Metro Catholic Conference
- Association: MSHSAA
- No. of teams: 5
- Region: Greater St. Louis

= Metro Catholic Conference =

High school athletic conference in Missouri, United States

The Metro Catholic Conference (MCC) is a high school athletic conference in Greater St. Louis.

==History==

Until the founding of the MCC in 1991, the "Big Five" all-male high schools in the St. Louis area had never been in one conference at the same time, despite all having enjoyed long athletic traditions. While the schools had competed in several previous leagues—namely the Prep League, Bi-State Athletic Conference, and Catholic Athletic Conference—those conferences had all dissolved, due to declining numbers of member schools, logistical hurdles in having conferences with both Missouri and Illinois schools, and differences of opinion between Archdiocese-run schools and those run by religious orders.
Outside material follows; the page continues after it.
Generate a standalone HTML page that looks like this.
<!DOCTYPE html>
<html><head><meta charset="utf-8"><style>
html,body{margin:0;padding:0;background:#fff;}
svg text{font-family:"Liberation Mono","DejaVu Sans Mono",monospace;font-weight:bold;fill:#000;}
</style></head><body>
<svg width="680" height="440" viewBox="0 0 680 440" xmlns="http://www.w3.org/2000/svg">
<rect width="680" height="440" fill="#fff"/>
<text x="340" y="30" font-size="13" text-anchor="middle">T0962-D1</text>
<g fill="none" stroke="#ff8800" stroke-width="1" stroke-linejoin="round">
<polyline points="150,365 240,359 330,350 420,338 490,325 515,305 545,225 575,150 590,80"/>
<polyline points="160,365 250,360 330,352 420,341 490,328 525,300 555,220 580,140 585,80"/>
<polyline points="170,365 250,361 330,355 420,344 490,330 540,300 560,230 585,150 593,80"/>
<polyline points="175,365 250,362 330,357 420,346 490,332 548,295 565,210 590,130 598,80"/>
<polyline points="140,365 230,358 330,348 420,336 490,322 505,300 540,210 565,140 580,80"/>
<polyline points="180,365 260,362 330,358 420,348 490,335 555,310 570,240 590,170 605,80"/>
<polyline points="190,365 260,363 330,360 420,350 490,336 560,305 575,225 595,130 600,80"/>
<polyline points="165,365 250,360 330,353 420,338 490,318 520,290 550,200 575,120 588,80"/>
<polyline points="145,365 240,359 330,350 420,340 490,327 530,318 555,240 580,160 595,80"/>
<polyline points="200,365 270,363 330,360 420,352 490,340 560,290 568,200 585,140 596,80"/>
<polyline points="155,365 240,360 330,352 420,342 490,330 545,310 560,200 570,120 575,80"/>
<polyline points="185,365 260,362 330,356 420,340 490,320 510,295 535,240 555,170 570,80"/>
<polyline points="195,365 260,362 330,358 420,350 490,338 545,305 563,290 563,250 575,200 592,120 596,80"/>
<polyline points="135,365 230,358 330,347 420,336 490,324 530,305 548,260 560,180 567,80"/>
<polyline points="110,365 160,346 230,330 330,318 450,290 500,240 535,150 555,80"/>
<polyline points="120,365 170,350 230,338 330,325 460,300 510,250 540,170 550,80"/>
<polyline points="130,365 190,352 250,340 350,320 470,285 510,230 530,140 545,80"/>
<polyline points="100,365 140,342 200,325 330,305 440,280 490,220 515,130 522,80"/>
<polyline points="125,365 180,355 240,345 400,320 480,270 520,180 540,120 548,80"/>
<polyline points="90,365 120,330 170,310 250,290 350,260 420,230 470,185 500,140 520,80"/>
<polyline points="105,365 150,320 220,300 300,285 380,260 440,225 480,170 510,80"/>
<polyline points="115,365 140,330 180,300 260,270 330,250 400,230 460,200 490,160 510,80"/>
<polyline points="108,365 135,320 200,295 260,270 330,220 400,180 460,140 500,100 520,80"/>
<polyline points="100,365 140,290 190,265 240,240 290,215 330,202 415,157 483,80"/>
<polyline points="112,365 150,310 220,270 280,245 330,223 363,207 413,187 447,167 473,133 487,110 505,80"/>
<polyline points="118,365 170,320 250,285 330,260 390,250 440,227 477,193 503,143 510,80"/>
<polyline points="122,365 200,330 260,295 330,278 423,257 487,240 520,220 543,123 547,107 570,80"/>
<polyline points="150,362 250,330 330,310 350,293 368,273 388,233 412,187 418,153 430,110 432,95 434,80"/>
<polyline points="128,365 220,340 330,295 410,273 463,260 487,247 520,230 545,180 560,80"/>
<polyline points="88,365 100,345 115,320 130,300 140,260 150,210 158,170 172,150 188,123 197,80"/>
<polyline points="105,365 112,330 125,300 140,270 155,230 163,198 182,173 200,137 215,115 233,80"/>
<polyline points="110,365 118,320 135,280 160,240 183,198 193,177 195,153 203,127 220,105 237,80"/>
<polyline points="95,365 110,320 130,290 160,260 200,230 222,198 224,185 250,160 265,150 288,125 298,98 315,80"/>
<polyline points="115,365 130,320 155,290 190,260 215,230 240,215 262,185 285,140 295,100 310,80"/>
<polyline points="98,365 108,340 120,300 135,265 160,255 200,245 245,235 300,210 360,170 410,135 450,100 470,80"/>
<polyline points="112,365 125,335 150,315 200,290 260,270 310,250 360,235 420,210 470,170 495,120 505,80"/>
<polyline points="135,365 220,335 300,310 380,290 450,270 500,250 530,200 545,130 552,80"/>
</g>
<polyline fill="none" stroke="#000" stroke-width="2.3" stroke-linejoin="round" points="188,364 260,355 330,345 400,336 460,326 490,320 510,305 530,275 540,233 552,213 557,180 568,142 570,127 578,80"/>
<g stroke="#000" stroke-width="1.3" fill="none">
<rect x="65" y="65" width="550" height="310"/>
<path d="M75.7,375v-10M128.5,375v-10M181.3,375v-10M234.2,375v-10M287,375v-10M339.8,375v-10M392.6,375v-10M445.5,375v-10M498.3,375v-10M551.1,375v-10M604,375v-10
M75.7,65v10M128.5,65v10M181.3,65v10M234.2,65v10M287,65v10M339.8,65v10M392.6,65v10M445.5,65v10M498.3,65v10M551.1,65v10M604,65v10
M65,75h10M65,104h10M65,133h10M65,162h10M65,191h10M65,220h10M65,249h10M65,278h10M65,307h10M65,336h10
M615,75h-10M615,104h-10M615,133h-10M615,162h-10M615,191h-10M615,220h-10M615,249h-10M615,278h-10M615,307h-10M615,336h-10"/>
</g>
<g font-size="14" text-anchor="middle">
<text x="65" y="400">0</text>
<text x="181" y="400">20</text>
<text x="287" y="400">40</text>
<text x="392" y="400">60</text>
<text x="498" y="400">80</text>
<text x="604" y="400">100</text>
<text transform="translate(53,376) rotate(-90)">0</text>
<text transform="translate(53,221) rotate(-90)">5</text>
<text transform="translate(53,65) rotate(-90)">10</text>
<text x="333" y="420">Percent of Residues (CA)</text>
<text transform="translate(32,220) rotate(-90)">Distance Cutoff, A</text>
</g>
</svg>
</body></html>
Since the MCC's formation, levels of competition have increased, schools have expanded their facilities, and in general the league has positioned itself as one of the state's most competitive high school competitions.
Soccer has long been the dominant sport among MCC schools; while several schools have had competitive football teams (including state championships won by De Smet in 2005 and 2019, and CBC in 2014, 2017, and 2018, and Vianney in 2016 and 2018), it has been "the beautiful game" where the MCC has excelled. It is not uncommon for even the league's two smallest schools, Chaminade and Vianney, to field four teams, such is the popularity of soccer among their students. In fact, there has been only one season—2000—where the Missouri "Show-Me Cup" final did not feature at least one MCC team. In addition, ice hockey has become another popular sport among the schools, spearheaded by CBC's record winning streak from 2002 to 2006, where they won more than 130 consecutive games.
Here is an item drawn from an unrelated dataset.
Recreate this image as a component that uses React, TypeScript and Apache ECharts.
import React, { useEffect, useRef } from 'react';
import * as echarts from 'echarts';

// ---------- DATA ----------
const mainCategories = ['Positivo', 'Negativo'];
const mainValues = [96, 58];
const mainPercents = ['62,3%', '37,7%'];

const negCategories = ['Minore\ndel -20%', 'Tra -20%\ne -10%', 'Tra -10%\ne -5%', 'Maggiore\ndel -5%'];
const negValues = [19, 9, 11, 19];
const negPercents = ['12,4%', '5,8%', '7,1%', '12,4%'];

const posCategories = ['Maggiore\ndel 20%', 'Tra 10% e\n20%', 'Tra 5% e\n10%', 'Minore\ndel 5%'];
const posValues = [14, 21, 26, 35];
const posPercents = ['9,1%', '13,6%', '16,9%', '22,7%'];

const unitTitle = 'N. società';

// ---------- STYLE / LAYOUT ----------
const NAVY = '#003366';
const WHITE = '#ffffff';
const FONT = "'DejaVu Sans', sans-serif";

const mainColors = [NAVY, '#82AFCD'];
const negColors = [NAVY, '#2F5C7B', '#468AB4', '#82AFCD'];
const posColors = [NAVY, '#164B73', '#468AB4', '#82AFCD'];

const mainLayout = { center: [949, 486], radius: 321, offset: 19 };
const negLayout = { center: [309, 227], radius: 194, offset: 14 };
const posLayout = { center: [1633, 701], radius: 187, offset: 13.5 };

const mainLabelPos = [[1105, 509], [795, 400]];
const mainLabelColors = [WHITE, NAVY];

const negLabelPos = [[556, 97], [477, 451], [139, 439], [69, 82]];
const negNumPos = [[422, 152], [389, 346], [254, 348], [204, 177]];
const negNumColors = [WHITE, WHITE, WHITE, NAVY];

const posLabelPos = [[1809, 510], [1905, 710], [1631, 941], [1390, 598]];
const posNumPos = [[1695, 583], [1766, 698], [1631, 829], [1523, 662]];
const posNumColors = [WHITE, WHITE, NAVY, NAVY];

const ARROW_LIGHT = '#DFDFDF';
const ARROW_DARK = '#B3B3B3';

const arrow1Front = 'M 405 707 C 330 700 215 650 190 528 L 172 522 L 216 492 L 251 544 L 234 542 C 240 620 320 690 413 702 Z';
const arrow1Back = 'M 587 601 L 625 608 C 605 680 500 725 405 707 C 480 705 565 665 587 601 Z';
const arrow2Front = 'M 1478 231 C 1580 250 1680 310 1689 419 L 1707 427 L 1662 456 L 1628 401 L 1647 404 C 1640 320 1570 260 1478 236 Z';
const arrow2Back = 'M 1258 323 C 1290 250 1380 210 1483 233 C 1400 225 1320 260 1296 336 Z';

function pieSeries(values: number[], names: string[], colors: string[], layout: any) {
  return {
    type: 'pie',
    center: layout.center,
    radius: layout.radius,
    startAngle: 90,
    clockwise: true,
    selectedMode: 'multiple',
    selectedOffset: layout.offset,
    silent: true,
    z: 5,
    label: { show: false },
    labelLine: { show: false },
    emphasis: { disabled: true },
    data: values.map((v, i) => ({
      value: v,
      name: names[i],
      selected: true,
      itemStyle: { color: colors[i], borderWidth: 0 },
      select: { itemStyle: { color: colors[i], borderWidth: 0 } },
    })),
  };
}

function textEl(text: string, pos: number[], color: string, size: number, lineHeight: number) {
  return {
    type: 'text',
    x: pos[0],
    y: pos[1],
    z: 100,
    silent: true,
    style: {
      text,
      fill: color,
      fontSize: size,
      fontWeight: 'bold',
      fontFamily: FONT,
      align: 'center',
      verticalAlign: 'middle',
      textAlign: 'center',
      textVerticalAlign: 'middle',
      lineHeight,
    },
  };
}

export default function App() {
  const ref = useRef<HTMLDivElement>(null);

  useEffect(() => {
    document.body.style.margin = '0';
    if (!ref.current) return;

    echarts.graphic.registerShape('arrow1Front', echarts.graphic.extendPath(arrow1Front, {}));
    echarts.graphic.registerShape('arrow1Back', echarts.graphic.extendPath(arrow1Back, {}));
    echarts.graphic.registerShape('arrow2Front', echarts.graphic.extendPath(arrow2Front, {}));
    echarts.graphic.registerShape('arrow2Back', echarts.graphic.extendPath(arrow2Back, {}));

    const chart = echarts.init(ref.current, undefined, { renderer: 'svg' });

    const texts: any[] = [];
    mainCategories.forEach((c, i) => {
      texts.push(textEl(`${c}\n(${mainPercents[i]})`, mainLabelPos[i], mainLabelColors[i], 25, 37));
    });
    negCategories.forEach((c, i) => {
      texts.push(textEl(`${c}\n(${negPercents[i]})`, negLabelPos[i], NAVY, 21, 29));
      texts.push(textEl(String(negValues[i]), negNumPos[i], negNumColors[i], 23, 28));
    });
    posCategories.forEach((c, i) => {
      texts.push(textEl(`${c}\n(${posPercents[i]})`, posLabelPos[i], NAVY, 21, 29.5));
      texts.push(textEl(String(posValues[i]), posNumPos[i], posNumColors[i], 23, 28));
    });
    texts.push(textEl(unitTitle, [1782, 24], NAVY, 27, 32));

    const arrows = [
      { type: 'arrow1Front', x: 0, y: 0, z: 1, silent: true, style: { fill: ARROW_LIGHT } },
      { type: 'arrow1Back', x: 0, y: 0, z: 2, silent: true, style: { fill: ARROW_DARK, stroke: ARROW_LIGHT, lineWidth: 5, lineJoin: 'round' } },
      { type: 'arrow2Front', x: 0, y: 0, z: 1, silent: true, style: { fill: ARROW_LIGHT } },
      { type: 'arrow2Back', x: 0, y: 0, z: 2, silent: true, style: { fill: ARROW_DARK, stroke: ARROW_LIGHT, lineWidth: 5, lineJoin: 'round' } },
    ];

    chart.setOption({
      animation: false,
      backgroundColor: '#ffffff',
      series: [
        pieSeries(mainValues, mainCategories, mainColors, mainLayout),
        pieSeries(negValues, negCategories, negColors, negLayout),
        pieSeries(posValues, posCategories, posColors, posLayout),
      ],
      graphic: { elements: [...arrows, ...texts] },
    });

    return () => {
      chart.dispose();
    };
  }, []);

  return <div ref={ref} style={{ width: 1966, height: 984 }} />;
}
Sports offered by all MCC schools include: (fall) football, soccer, cross-country, swimming; (winter) hockey, basketball, wrestling, racquetball; (spring) golf, tennis, track and field, lacrosse, water polo, volleyball, rugby union, and baseball.

==Member schools==

| School | Nickname | Colors | Location | Affiliation | Enrollment (2023–24) |
|---|---|---|---|---|---|
| Chaminade | Red Devils |  | Creve Coeur | Private | 826 |
| CBC High School | Cadets |  | Town and Country | Private | 1,318 |
| De Smet | Spartans |  | Creve Coeur | Private | 860 |
| SLUH | Jr. Billikens |  | St. Louis | Private | 1,506 |
| Vianney | Golden Griffins |  | Kirkwood | Private | 874 |

==Rivalries==

Traditionally, a big rivalry in the MCC was between SLUH and CBC, which until CBC's move in 2003 saw the schools located three and a half miles apart from each other (SLUH on Oakland Avenue in the Kings Oak neighborhood of St. Louis City, CBC on Clayton Road in the neighboring suburb of Clayton). When the two teams played at SLUH its was called the Onslaught on Oakland, and when they played at CBC it was called the Clash on Clayton. Until the stadium's remodeling into a baseball-only park, the schools would play their annual football contest at Busch Memorial Stadium, joined in latter years by another rivalry: Chaminade–Vianney, the two Marianist schools in the league. Similarly, SLUH maintained a rivalry with its fellow Jesuit institution, De Smet.